Understanding of how the monsoon systems of Asia, the East Asian Monsoon and Indian Monsoon, responded to past changes in climate has undergone debate within the palaeoclimate community due to gaps in data at both the temporal and spatial scale (https://www.nature.com/articles/nature18591). Assumptions have been made to infer both of these monsoonal systems to respond similarly to climate forcing. However, a spate of new research has pointed to more complex controls on the past behaviour of the East Asian Monsoon (http://science.sciencemag.org/content/360/6391/877, https://www.nature.com/articles/s41467-018-05814-0) and Indian Monsoon (https://www.nature.com/articles/s41467-018-07076-2 ) systems than previously thought.
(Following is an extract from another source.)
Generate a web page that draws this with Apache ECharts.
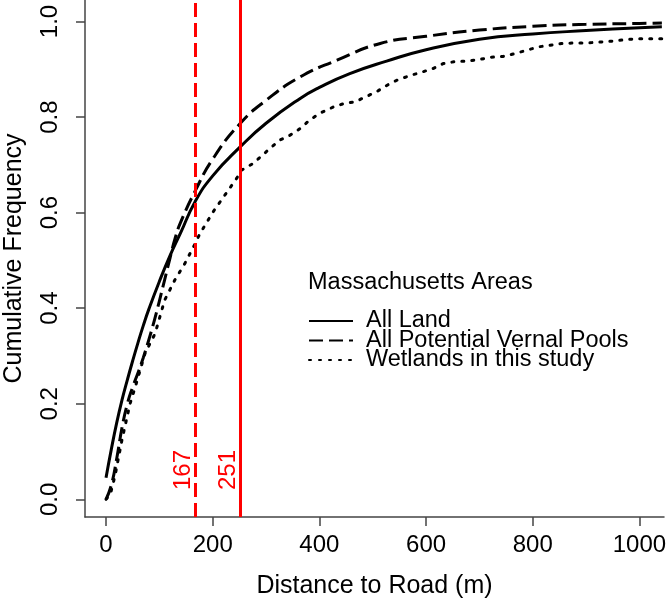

Our study, published in Nature Geoscience (https://www.nature.com/articles/s41561-019-0319-5), provides further insights into the past behaviour of the Indian Summer Monsoon, its relationship with the East Asian Summer Monsoon and global climate evolution during the penultimate deglaciation (127 to 140 thousand years ago).

Figure: G. ruber used in this study (left hand panel); Joides Resolution – the vessel used in the IODP expedition. Images: P. Anand.
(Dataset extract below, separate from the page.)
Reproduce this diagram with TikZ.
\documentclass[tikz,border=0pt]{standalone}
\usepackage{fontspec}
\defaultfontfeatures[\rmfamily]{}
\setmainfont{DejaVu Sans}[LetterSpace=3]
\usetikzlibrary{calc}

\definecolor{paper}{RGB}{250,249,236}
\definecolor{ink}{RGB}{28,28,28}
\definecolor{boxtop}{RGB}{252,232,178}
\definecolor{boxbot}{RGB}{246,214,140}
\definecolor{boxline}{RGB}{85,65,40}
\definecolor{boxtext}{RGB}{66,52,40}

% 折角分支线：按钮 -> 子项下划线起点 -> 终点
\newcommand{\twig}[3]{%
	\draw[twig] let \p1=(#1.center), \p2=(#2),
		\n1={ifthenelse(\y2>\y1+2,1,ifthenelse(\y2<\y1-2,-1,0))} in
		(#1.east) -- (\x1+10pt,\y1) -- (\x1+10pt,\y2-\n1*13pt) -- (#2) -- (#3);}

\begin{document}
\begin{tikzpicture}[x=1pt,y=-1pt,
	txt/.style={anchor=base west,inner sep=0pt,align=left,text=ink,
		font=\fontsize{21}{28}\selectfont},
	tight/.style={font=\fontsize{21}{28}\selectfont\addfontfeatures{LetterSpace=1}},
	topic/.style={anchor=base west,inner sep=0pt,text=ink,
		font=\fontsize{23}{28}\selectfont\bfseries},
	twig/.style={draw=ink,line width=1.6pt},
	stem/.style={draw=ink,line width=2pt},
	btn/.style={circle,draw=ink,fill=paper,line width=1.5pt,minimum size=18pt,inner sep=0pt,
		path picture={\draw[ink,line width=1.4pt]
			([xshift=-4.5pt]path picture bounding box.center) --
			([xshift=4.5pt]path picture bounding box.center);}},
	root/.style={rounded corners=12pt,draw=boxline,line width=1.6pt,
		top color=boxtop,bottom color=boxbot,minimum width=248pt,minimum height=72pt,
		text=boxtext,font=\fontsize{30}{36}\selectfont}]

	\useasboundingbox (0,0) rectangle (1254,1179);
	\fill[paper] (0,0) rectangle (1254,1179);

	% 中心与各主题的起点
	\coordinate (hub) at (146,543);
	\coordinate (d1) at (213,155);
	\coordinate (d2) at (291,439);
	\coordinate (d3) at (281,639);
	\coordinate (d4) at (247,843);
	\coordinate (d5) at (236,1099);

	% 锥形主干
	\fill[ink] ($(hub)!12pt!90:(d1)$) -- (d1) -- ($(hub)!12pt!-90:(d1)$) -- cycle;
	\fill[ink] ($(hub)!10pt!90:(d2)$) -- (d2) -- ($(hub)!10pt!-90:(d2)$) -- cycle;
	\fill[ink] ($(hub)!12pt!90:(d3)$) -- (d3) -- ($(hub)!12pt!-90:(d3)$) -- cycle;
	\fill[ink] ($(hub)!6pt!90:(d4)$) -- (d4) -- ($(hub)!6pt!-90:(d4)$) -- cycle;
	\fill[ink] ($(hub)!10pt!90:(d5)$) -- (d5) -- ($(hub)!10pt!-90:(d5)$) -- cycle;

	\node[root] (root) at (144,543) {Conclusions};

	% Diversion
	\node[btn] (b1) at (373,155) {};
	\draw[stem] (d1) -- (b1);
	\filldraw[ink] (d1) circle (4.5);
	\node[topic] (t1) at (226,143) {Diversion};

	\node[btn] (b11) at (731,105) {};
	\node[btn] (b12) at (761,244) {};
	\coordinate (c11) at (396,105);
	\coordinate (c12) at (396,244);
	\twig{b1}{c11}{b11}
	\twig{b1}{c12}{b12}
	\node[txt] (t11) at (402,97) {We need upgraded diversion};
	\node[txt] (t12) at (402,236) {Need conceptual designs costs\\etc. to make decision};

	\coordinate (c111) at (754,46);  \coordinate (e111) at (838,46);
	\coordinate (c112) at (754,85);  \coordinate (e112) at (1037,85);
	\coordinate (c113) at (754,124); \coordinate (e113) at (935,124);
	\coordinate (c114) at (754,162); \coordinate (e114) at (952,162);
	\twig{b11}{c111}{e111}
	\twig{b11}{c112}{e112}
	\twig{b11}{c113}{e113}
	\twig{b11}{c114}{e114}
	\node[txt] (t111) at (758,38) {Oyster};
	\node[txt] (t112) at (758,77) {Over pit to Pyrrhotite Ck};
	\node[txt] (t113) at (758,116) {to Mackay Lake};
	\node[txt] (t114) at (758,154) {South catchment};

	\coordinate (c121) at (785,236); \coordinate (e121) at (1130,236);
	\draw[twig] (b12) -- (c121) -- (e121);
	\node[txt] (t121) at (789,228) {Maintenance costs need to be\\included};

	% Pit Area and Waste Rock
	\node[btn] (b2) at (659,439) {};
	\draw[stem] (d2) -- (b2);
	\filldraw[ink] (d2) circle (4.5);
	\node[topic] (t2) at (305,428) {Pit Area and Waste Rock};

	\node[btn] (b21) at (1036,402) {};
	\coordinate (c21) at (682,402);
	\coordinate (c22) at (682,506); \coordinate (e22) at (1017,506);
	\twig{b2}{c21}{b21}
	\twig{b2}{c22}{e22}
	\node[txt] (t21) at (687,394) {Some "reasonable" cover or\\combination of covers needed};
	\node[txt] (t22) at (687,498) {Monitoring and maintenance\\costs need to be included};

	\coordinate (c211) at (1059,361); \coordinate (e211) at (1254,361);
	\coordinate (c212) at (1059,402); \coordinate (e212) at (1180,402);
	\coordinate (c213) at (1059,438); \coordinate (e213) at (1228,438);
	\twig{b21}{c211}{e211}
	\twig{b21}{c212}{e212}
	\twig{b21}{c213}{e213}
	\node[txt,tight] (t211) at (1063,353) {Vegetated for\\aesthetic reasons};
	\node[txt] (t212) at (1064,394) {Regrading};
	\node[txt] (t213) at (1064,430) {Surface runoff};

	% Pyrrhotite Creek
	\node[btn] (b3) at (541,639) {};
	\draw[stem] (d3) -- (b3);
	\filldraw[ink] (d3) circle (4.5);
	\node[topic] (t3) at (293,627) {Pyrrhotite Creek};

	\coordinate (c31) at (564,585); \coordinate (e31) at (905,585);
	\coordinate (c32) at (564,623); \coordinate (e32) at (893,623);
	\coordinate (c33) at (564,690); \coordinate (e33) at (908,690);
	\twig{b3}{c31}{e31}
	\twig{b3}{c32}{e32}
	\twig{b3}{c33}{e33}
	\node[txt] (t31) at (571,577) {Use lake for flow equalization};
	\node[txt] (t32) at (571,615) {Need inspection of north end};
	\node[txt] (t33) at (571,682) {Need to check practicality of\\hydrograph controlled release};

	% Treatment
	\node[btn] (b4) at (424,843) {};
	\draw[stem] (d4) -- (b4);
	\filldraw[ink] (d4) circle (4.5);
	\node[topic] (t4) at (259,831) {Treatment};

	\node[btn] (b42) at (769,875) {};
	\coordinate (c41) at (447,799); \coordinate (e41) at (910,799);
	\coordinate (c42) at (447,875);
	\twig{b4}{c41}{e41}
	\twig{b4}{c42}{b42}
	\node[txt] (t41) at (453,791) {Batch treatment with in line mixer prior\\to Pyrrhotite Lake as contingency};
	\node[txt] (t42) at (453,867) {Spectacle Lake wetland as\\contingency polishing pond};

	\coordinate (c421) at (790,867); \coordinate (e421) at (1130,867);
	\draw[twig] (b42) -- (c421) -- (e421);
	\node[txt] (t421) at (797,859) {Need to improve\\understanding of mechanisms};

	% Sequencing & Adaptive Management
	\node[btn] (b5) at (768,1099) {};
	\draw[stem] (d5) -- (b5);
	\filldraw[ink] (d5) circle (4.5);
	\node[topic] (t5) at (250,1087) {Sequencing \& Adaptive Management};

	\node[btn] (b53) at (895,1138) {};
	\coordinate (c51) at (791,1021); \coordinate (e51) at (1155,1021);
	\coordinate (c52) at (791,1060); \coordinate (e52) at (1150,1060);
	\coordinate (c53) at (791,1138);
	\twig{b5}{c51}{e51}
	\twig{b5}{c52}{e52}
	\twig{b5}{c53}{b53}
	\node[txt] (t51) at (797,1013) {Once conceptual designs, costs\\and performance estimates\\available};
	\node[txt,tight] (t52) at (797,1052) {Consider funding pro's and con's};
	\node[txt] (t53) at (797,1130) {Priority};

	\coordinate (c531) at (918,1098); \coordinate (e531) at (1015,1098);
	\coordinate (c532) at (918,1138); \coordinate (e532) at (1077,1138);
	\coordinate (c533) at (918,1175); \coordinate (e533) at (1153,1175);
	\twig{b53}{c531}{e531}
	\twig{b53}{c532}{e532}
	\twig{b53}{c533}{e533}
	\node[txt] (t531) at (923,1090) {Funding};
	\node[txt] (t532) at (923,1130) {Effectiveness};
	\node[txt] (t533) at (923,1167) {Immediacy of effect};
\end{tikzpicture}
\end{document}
We have exploited International Ocean Drilling Program (IODP) Expedition 353, Site U1446 situated in the northern Bay of Bengal. This location is uniquely situated as it captures surface freshening and increased terrigenous fluxes associated with increased rainfall and fluvial runoff during the summer monsoon season permitting reconstruction of a primary and direct signal of the Indian Summer Monsoon using a range of geochemical proxies. By combining Mg/Ca derived SST’s in planktic foraminifera with their oxygen isotope composition (δ¹⁸O_C) a proxy for local surface freshening can be extracted; the oxygen isotope composition of the seawater (δ¹⁸O_sw-IVC). This record of surface freshening is combined with proxies inferred to represent increased terrigenous fluxes to the site during periods of strengthened monsoon; planktic foraminifera Mn/Ca, Nd/Ca and U/Ca are presented in a novel application to reconstruct fluvial runoff.

Our records show that during deglaciation the Indian Summer Monsoon responded to warming in the southern hemisphere while the rest of the northern hemisphere, including the East Asian Summer Monsoon, remained largely in a glacial state. It is inferred that this strengthening of the Indian Summer Monsoon promoted cross-equatorial transport of heat and moisture from the warm, deglacial southern hemisphere into the northern hemisphere. However, full deglacial strengthening of the monsoon occurs following warming in the northern hemisphere. Thus, conveying that the monsoon is an incredibly dynamic system and is not biased to climatic conditions within a specific hemisphere. Ultimately, it is suggested that components of Earth’s internal climate system should not be viewed in isolation; the monsoon and high-latitudes are intrinsically linked.